* Exercise goal
What is the number of lines in the data that hold the string "this"? Reply with that number only.

───

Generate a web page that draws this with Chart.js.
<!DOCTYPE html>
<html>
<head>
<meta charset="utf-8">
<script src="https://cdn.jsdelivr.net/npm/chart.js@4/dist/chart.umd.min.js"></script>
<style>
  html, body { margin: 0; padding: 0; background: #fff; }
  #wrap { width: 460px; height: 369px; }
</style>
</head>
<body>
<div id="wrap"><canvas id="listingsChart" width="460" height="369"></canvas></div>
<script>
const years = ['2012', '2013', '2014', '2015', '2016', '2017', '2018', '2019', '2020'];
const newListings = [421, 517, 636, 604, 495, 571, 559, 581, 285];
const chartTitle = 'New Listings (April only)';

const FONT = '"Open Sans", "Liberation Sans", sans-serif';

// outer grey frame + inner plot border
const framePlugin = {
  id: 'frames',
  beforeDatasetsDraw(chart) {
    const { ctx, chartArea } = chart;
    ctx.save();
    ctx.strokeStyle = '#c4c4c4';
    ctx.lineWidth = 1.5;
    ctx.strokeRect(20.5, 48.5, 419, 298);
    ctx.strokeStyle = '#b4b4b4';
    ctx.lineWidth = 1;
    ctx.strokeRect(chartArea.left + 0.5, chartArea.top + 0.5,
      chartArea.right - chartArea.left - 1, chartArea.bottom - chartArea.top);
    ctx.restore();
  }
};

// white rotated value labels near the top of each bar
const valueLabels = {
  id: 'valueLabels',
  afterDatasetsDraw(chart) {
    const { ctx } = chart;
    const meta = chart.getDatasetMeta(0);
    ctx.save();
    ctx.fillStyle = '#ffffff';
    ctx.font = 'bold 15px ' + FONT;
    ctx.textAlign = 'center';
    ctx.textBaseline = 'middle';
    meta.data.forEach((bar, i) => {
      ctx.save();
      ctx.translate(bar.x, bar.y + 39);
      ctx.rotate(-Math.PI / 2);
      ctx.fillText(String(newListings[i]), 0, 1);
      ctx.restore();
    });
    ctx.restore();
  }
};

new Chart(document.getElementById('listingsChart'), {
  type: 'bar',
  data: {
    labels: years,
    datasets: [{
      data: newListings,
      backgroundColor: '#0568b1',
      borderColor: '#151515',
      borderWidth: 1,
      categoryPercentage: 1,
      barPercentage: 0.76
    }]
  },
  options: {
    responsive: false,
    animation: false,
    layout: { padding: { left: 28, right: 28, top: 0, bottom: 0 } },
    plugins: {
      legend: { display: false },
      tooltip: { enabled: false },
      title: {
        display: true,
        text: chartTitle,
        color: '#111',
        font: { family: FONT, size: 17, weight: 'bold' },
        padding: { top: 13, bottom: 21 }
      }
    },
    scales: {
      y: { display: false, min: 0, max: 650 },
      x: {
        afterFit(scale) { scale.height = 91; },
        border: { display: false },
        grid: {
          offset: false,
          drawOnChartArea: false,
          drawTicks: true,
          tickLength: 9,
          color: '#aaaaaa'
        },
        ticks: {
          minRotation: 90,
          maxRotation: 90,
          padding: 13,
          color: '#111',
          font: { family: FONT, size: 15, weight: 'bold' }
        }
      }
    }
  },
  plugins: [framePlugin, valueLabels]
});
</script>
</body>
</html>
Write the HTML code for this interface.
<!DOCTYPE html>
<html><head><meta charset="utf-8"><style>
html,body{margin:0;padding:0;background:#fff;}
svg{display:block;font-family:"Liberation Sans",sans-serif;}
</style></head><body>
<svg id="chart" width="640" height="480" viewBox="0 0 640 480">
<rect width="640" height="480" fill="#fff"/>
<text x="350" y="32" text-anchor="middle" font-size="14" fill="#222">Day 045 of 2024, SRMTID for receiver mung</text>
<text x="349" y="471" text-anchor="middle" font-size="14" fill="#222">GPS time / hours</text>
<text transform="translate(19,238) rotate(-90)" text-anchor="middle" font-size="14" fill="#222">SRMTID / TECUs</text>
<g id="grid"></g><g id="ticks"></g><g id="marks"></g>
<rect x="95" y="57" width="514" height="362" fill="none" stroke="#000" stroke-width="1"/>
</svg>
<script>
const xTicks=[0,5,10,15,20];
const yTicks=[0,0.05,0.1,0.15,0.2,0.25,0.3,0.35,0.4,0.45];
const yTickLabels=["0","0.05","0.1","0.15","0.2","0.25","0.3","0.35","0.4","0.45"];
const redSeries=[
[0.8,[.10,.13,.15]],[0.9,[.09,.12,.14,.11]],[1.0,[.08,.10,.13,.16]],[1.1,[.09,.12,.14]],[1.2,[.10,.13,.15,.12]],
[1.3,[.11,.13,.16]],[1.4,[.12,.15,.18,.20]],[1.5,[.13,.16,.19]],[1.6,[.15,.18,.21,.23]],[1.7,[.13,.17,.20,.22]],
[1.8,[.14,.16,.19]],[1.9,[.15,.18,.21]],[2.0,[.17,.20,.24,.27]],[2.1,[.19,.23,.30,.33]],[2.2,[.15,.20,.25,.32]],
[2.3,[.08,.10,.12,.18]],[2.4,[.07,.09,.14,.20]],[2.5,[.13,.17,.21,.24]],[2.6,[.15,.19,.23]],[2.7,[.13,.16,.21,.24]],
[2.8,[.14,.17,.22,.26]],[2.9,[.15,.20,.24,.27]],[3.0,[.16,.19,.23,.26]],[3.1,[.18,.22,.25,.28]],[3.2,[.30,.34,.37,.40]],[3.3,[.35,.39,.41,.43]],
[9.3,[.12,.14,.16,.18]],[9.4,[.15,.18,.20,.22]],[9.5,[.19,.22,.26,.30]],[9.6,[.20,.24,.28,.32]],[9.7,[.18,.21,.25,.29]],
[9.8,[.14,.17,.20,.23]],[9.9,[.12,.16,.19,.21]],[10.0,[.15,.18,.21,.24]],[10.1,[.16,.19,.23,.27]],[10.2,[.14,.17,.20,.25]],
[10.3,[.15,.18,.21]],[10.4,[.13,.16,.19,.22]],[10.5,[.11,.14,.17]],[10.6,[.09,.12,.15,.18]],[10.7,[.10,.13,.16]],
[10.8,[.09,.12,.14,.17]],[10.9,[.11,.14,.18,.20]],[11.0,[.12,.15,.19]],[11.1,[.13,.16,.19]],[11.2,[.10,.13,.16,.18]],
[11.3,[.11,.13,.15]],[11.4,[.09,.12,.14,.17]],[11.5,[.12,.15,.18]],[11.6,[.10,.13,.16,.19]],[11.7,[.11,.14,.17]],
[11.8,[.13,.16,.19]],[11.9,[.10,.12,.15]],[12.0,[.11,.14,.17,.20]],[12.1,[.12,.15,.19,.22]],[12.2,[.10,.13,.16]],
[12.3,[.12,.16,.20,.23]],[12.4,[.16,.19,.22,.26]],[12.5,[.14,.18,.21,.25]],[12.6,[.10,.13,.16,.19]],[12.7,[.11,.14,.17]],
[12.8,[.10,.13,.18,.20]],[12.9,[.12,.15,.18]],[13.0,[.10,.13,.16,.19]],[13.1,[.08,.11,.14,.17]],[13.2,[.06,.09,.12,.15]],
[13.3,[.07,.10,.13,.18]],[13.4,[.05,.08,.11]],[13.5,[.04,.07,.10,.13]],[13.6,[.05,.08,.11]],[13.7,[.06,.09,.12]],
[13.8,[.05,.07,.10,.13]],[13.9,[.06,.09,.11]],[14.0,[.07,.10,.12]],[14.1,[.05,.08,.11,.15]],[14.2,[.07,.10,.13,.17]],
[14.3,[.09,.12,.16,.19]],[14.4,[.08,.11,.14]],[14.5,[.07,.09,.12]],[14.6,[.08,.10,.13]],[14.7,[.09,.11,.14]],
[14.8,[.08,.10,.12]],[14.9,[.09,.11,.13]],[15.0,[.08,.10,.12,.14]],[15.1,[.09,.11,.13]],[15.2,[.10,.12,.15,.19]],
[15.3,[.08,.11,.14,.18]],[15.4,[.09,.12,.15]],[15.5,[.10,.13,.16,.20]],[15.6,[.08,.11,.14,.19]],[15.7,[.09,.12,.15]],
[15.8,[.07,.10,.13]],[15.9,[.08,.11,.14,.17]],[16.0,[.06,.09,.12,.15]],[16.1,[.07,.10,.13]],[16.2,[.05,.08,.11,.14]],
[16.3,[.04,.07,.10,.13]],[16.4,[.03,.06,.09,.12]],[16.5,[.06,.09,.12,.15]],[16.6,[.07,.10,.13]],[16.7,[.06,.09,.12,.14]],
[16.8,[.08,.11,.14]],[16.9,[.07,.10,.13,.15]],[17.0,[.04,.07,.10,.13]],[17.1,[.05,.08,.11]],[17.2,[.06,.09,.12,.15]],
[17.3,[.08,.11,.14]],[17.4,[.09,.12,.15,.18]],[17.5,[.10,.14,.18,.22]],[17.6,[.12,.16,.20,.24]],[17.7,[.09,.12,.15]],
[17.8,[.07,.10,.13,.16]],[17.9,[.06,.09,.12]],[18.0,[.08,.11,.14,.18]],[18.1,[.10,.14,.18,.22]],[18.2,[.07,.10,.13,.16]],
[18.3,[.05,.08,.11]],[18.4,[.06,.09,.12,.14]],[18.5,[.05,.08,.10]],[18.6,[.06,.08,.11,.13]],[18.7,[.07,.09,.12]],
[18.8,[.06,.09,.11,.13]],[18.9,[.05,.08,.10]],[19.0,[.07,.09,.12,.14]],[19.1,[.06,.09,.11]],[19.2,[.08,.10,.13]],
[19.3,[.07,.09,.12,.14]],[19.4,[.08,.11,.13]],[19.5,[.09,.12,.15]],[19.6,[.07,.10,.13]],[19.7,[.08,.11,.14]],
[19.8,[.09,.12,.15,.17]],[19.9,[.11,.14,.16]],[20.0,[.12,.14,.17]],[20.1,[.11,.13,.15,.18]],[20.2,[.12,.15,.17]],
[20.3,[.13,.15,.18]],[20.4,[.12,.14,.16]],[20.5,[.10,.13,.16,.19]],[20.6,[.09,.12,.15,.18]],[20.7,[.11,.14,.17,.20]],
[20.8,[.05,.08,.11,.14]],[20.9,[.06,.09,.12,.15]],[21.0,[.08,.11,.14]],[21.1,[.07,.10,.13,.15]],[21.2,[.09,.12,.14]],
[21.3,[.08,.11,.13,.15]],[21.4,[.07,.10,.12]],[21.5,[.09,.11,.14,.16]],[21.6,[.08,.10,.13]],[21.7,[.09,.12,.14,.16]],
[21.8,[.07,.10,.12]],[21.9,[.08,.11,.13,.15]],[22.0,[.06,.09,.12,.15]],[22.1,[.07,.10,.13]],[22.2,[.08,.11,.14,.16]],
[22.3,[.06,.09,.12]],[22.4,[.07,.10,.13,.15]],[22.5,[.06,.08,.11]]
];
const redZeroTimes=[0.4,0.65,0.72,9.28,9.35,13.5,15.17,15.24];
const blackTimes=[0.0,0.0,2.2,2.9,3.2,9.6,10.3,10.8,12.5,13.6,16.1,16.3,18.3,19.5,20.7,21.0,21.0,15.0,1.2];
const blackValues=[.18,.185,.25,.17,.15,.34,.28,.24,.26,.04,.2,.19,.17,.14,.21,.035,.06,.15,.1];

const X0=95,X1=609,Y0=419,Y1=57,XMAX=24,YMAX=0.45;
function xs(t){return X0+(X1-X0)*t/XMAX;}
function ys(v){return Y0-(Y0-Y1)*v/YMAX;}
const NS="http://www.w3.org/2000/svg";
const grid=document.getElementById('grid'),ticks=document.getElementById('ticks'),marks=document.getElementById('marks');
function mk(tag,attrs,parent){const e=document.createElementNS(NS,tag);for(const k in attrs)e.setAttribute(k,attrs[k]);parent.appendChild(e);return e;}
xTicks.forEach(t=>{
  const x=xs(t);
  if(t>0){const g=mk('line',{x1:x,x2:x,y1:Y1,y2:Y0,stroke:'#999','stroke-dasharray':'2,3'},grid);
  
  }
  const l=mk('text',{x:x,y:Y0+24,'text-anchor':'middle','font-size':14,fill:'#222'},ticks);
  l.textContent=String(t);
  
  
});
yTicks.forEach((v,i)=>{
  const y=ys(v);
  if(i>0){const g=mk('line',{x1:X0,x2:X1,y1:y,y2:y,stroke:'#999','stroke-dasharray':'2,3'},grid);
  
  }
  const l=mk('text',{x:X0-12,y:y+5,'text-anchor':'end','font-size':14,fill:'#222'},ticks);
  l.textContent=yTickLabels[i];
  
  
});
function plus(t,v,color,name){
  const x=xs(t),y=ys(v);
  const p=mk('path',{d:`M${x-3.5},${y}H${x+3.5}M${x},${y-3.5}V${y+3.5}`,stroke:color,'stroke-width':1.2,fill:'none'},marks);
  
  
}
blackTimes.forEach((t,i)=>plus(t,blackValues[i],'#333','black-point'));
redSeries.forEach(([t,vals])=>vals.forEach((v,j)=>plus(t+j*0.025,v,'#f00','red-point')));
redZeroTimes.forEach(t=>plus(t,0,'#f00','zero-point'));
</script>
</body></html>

───

* Answer for the task
2